Jochen Wittbrodt and his lab at EMBL made the discovery using advanced microscope techniques to track individual cells in the transparent embryos of a small fish called Medaka.
"You can think of the tube as a deflated balloon shaped like a Mickey Mouse," Wittbrodt says. "As the fish grows, the eyes gradually bulge out from the tube, the way Mickey Mouse ears expand as a balloon is filled with air. Most scientists have thought that cells in the neighbouring regions grow to make the bulges. What we've seen is that individual cells migrate to this area from the central region of the tube – as if to make ears, tiny rubber particles had to fly out from the air inside the balloon."
In 2001, Felix Loosli from Wittbrodt's laboratory discovered a protein called Rx3 that is required for eye formation. Only cells that will become the eye begin producing this molecule early on in development. Martina Rembold, also from Wittbrodt's group, labeled these cells with a fluorescent marker and tracked them using advanced software developed by Richard Adams at the University of Cambridge. Following the cells required recognizing them under the microscope and assembling tens of thousands of images into 3D movies.
"Rx3 plays a crucial role in giving the cells their identity and telling them where to go," says Rembold. "Normally, single cells migrate actively and one-by-one from the centre of the brain to form eyes. But in strains of fish that have no Rx3, no eyes develop and the cells remain inside the brain, because nothing tells them to migrate to the right place."
In the embryo the paths for cell movements are signposted by cues that by attracting or repelling different types of cells guide them into the right direction. Thanks to Rx3 eye cells prefer the cues guiding the way to the eye field. Following them the cells migrate individually against the stream of brain cells that are repelled by the same signal. Without Rx3 eye cells lose their preference and follow the bulk of brain cells into the other direction.

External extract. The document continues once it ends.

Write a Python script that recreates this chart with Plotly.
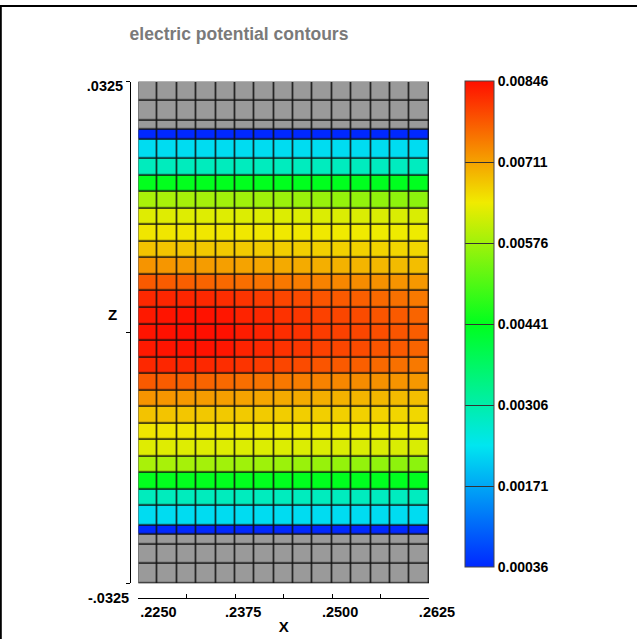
import plotly.graph_objects as go

# ---------------- data ----------------
# cell edges of the mesh (x: 15 columns, z: 31 rows)
X_EDGES = [0.2250, 0.2275, 0.2300, 0.2325, 0.2350, 0.2375, 0.2400, 0.2425,
           0.2450, 0.2475, 0.2500, 0.2525, 0.2550, 0.2575, 0.2600, 0.2625]
Z_EDGES = [-0.0325, -0.0300, -0.0275, -0.02625, -0.0250, -0.0225,
           -0.02036, -0.01821, -0.01607, -0.01393, -0.01179, -0.00964,
           -0.00750, -0.00536, -0.00321, -0.00107, 0.00107, 0.00321,
           0.00536, 0.00750, 0.00964, 0.01179, 0.01393, 0.01607, 0.01821,
           0.02036, 0.0225, 0.0250, 0.02625, 0.0275, 0.0300, 0.0325]

# potential per row (15 columns, left -> right)
ROW_BLUE = [0.00036] * 15
ROW_CYAN = [0.00228, 0.00228, 0.00228, 0.00228, 0.00228, 0.00228, 0.00228, 0.00228,
            0.00228, 0.00228, 0.00228, 0.00228, 0.00228, 0.00228, 0.00228]
ROW_M1 = [0.00288, 0.00288, 0.00288, 0.00288, 0.00288, 0.00287, 0.00287, 0.00287,
          0.00287, 0.00287, 0.00287, 0.00287, 0.00286, 0.00286, 0.00286]
ROW_M2 = [0.00443, 0.00443, 0.00443, 0.00442, 0.00442, 0.00442, 0.00442, 0.00441,
          0.00441, 0.00441, 0.00441, 0.00440, 0.00440, 0.00440, 0.00440]
ROW_M3 = [0.00584, 0.00583, 0.00581, 0.00579, 0.00577, 0.00575, 0.00574, 0.00572,
          0.00570, 0.00568, 0.00566, 0.00565, 0.00563, 0.00561, 0.00559]
ROW_M4 = [0.00629, 0.00629, 0.00628, 0.00628, 0.00628, 0.00627, 0.00627, 0.00627,
          0.00626, 0.00626, 0.00626, 0.00625, 0.00625, 0.00624, 0.00624]
ROW_M5 = [0.00648, 0.00648, 0.00647, 0.00647, 0.00647, 0.00646, 0.00646, 0.00645,
          0.00645, 0.00645, 0.00644, 0.00644, 0.00643, 0.00643, 0.00642]
ROW_M6 = [0.00680, 0.00679, 0.00678, 0.00676, 0.00675, 0.00674, 0.00673, 0.00671,
          0.00670, 0.00669, 0.00668, 0.00667, 0.00666, 0.00664, 0.00662]
ROW_M7 = [0.00724, 0.00722, 0.00719, 0.00716, 0.00713, 0.00710, 0.00707, 0.00703,
          0.00702, 0.00699, 0.00696, 0.00693, 0.00690, 0.00688, 0.00685]
ROW_M8 = [0.00777, 0.00775, 0.00772, 0.00768, 0.00763, 0.00759, 0.00754, 0.00749,
          0.00745, 0.00740, 0.00736, 0.00731, 0.00726, 0.00724, 0.00720]
ROW_M9 = [0.00823, 0.00825, 0.00825, 0.00823, 0.00818, 0.00812, 0.00805, 0.00795,
          0.00791, 0.00782, 0.00777, 0.00772, 0.00763, 0.00757, 0.00748]
ROW_M10 = [0.00837, 0.00841, 0.00843, 0.00843, 0.00840, 0.00828, 0.00823, 0.00814,
           0.00809, 0.00800, 0.00795, 0.00791, 0.00782, 0.00777, 0.00768]
ROW_M11 = [0.00841, 0.00844, 0.00846, 0.00846, 0.00844, 0.00834, 0.00828, 0.00818,
           0.00814, 0.00805, 0.00800, 0.00795, 0.00788, 0.00782, 0.00774]
ROW_GRAY = [None] * 15  # other material: no potential

# rows from bottom (z = -0.0325) to top (z = 0.0325)
ROW_ORDER = [ROW_GRAY, ROW_GRAY, ROW_GRAY, ROW_BLUE, ROW_CYAN,
             ROW_M1, ROW_M2, ROW_M3, ROW_M4, ROW_M5, ROW_M6, ROW_M7, ROW_M8,
             ROW_M9, ROW_M10, ROW_M11, ROW_M10, ROW_M9, ROW_M8, ROW_M7, ROW_M6,
             ROW_M5, ROW_M4, ROW_M3, ROW_M2, ROW_M1,
             ROW_CYAN, ROW_BLUE, ROW_GRAY, ROW_GRAY, ROW_GRAY]

V_MIN, V_MAX = 0.00036, 0.00846
CB_TICKS = [0.00036, 0.00171, 0.00306, 0.00441, 0.00576, 0.00711, 0.00846]
CB_LABELS = ["0.00036", "0.00171", "0.00306", "0.00441", "0.00576", "0.00711", "0.00846"]

X_TICKS = [0.2250, 0.2375, 0.2500, 0.2625]
X_LABELS = ["\u00a0\u00a0\u00a0\u00a0\u00a0\u00a0.2250", ".2375", ".2500", ".2625"]
X_MINOR = 0.00625
Z_TICKS = [-0.0325, 0.0, 0.0325]
Z_LABELS = ["", "", ".0325"]

TITLE = "electric potential contours"

# ---------------- figure ----------------
W, H = 637, 639
FONT = "Liberation Sans, Arial, Helvetica, sans-serif"

z_data = ROW_ORDER
z_mat = [[1 if v is None else None for v in row] for row in ROW_ORDER]

hot = [[0.0, "rgb(0,40,255)"], [0.25, "rgb(0,230,240)"], [0.5, "rgb(0,255,30)"],
       [0.75, "rgb(240,235,0)"], [1.0, "rgb(255,15,0)"]]

GAP = 1.5

fig = go.Figure()
fig.add_trace(go.Heatmap(
    x=X_EDGES, y=Z_EDGES, z=z_mat, zmin=0, zmax=1,
    colorscale=[[0, "#9a9a9a"], [1, "#9a9a9a"]], showscale=False,
    xgap=GAP, ygap=GAP, hoverinfo="skip"))
fig.add_trace(go.Heatmap(
    x=X_EDGES, y=Z_EDGES, z=z_data, zmin=V_MIN, zmax=V_MAX,
    colorscale=hot, xgap=GAP, ygap=GAP,
    colorbar=dict(
        x=465 / W, xanchor="left", xref="paper",
        y=1 - 567 / H, yanchor="bottom", yref="paper",
        len=(567 - 81) / H, lenmode="fraction", thickness=29,
        xpad=0, ypad=0, outlinewidth=1, outlinecolor="#444",
        tickvals=CB_TICKS, ticktext=CB_LABELS, ticks="inside",
        ticklen=29, tickcolor="#333", tickwidth=1,
        tickfont=dict(family=FONT, size=14, color="black", weight="bold"))))

fig.update_layout(
    width=W, height=H, margin=dict(l=0, r=0, t=0, b=0, autoexpand=False),
    paper_bgcolor="white", plot_bgcolor="#111",
    showlegend=False,
    title=dict(text=TITLE, x=239 / W, xanchor="center", y=1 - 34 / H, yanchor="middle",
               automargin=False,
               font=dict(family=FONT, size=17.5, color="#7a7a7a", weight="bold")),
    xaxis=dict(domain=[138.3 / W, 429 / W], range=[X_EDGES[0], X_EDGES[-1]],
               anchor="free", position=1 - 597.5 / H, automargin=False,
               showline=True, linecolor="black", linewidth=1,
               showgrid=False, zeroline=False,
               tickvals=X_TICKS, ticktext=X_LABELS, ticks="inside", ticklen=4,
               tickcolor="black", ticklabelshift=8, ticklabelstandoff=1,
               minor=dict(dtick=X_MINOR, tick0=X_TICKS[0], ticks="inside", ticklen=4,
                          tickcolor="black", showgrid=False),
               tickfont=dict(family=FONT, size=14.5, color="black", weight="bold"),
               title=dict(text="X", standoff=2,
                          font=dict(family=FONT, size=15, color="black", weight="bold"))),
    xaxis2=dict(overlaying="x", matches="x", anchor="free", position=1 - 597.5 / H,
                automargin=False,
                showline=False, showgrid=False, zeroline=False,
                tickvals=X_TICKS, ticks="outside", ticklen=4, tickcolor="black",
                showticklabels=False,
                minor=dict(dtick=X_MINOR, tick0=X_TICKS[0], ticks="outside", ticklen=4,
                           tickcolor="black", showgrid=False)),
    yaxis=dict(domain=[1 - 583.3 / H, 1 - 81.7 / H], range=[Z_EDGES[0], Z_EDGES[-1]],
               anchor="free", position=130 / W, automargin=False,
               showline=True, linecolor="black", linewidth=1,
               showgrid=False, zeroline=False,
               tickvals=Z_TICKS, ticktext=Z_LABELS, ticks="outside", ticklen=4,
               tickcolor="black", ticklabelshift=4, ticklabelstandoff=0,
               tickfont=dict(family=FONT, size=14.5, color="black", weight="bold")),
)

fig.add_annotation(text="-.0325", xref="paper", x=131 / W, xanchor="right",
                   yref="y", y=Z_TICKS[0], yshift=-15, yanchor="middle", showarrow=False,
                   font=dict(family=FONT, size=14.5, color="black", weight="bold"))
fig.add_annotation(text="Z", xref="paper", x=112 / W, xanchor="center",
                   yref="y", y=Z_TICKS[1], yshift=18, yanchor="middle", showarrow=False,
                   font=dict(family=FONT, size=15, color="black", weight="bold"))

# image frame
fig.add_shape(type="line", xref="paper", yref="paper", x0=0, x1=1,
              y0=1 - 6 / H, y1=1 - 6 / H, line=dict(color="black", width=2))
fig.add_shape(type="line", xref="paper", yref="paper", x0=0.8 / W, x1=0.8 / W,
              y0=0, y1=1 - 6 / H, line=dict(color="black", width=2))

fig.write_html("out.html")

Many other organs are thought to form when sheets of nearby cells expand to form new shapes. The current study suggests that individual cell migration might be a more common phenomenon than scientists have suspected.
"We know that cell migration is important in the formation of many other organs, such as the heart," Wittbrodt says. "We'd like to understand how tissues originate and how cells move in the early embryo and to decipher the cues that tell them where to go. This approach of tracking individual cells will help us to understand these processes better."